» Written problem
Output the first line of the listing and each line after it, up to and including the line that contains "plt.rcParams['font.family'] = ['DejaVu Sans']", exactly as written, minus the pictures.
[BEGIN Data lines]
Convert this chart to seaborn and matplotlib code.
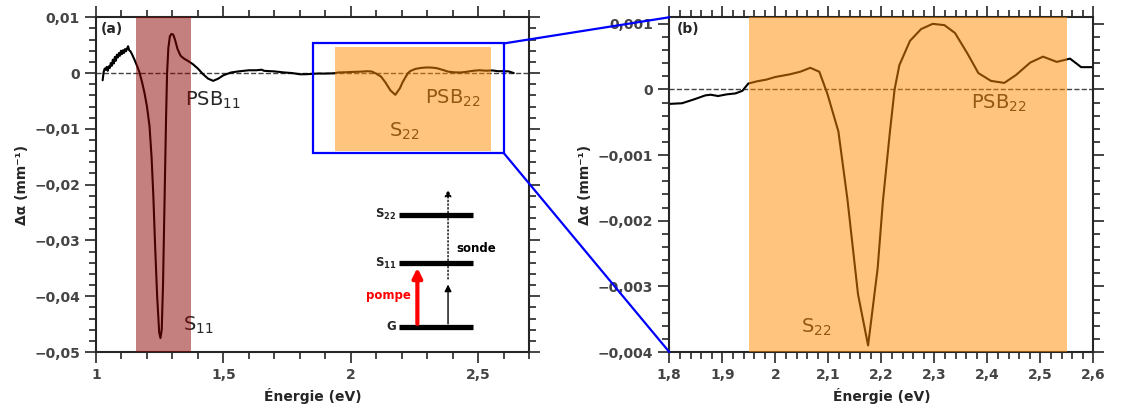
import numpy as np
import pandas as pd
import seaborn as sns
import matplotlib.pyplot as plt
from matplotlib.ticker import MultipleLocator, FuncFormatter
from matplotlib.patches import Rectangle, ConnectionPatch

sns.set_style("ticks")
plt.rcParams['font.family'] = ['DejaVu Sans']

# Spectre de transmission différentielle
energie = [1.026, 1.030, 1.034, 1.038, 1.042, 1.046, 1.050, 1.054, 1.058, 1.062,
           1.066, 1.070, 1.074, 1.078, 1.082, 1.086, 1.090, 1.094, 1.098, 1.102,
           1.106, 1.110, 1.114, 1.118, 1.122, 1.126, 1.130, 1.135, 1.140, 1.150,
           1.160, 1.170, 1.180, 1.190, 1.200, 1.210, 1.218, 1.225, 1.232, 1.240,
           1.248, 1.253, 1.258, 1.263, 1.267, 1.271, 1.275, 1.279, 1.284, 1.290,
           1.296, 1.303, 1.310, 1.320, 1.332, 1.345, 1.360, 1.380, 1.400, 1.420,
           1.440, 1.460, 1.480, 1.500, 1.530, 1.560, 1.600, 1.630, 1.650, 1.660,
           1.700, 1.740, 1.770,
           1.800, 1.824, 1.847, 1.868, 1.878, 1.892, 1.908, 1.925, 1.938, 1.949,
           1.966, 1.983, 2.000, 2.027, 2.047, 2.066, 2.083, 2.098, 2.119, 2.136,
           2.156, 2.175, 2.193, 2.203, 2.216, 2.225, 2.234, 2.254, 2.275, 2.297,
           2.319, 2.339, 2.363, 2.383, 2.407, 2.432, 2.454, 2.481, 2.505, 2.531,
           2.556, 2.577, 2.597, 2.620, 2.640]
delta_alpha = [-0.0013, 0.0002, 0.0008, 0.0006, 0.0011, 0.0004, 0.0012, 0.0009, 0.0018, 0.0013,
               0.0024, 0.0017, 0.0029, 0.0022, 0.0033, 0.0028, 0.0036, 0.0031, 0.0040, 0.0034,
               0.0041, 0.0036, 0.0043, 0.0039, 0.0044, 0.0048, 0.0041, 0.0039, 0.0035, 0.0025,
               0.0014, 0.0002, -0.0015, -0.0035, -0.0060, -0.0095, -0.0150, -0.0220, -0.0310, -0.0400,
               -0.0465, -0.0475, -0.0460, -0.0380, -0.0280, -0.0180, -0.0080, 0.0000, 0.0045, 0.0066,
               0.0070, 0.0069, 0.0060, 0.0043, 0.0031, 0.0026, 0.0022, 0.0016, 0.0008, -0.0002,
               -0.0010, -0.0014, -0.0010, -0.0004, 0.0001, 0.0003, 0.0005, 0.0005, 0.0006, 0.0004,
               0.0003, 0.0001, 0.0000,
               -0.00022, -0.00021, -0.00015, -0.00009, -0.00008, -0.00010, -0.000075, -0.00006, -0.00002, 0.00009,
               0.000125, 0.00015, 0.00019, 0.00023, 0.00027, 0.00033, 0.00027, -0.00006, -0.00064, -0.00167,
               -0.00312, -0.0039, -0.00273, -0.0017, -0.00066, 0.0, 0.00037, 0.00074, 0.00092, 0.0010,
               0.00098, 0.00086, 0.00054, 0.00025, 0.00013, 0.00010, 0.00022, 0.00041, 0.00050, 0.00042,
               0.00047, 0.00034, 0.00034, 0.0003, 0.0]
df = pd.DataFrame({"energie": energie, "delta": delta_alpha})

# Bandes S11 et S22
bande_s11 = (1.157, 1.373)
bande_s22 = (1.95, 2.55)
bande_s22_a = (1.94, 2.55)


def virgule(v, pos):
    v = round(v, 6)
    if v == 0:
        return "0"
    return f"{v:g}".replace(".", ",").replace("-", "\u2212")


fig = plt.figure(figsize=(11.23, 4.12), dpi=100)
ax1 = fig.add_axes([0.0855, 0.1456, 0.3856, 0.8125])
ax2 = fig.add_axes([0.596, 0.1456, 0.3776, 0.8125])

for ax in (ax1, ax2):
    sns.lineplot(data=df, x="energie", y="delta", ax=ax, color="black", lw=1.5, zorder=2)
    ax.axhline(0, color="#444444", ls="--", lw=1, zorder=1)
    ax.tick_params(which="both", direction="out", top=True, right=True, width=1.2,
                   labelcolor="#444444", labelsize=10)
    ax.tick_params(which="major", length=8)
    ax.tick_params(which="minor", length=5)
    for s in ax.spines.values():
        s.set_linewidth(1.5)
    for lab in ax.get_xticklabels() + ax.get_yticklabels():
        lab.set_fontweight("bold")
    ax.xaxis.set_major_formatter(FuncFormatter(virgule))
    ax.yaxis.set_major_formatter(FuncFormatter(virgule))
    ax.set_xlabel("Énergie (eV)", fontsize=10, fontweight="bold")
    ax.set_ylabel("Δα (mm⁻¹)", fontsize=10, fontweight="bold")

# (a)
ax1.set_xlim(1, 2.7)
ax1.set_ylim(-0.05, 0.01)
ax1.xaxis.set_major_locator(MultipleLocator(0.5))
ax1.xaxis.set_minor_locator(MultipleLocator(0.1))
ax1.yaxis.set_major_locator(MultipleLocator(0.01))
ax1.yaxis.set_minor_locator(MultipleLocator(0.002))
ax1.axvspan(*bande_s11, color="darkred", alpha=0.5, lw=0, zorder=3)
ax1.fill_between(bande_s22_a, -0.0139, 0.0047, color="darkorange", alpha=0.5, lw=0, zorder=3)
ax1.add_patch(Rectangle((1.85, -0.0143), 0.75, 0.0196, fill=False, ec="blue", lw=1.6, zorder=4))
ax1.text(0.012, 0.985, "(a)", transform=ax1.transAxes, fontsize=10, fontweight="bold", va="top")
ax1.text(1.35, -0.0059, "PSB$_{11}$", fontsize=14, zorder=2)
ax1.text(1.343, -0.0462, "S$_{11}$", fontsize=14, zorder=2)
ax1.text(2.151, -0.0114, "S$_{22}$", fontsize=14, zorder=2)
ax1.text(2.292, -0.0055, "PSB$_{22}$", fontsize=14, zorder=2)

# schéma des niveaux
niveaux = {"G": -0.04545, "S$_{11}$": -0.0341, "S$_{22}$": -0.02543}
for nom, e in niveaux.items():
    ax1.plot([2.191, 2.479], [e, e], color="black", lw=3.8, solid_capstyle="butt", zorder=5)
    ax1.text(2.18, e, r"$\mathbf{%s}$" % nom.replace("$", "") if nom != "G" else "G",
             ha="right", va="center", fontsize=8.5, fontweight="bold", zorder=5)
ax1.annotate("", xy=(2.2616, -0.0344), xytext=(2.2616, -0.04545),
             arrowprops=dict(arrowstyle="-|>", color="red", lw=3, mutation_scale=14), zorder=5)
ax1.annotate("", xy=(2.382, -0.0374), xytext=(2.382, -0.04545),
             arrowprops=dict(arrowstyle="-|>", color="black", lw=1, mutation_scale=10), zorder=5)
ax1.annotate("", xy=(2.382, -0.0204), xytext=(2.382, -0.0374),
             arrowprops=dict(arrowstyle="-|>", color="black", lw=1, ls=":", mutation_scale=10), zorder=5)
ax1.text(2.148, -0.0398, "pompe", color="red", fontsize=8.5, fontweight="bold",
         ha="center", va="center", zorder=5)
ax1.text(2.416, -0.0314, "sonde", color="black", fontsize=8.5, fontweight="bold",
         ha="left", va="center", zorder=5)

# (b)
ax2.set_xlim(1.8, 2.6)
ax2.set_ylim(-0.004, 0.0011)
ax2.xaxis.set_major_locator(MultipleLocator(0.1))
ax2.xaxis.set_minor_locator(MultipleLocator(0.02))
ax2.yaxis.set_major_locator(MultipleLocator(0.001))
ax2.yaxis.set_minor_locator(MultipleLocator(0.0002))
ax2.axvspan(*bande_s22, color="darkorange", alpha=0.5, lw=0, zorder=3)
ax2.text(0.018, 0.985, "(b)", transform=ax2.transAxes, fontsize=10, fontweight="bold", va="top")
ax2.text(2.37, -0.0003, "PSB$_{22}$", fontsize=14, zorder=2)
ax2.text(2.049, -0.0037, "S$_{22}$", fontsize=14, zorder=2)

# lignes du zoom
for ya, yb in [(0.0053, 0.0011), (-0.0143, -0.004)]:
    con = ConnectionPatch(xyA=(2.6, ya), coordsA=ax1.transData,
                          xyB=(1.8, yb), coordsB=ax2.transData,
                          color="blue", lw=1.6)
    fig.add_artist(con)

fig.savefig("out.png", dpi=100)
[END Data lines]
» Written response
Convert this chart to seaborn and matplotlib code.
import numpy as np
import pandas as pd
import seaborn as sns
import matplotlib.pyplot as plt
from matplotlib.ticker import MultipleLocator, FuncFormatter
from matplotlib.patches import Rectangle, ConnectionPatch

sns.set_style("ticks")
plt.rcParams['font.family'] = ['DejaVu Sans']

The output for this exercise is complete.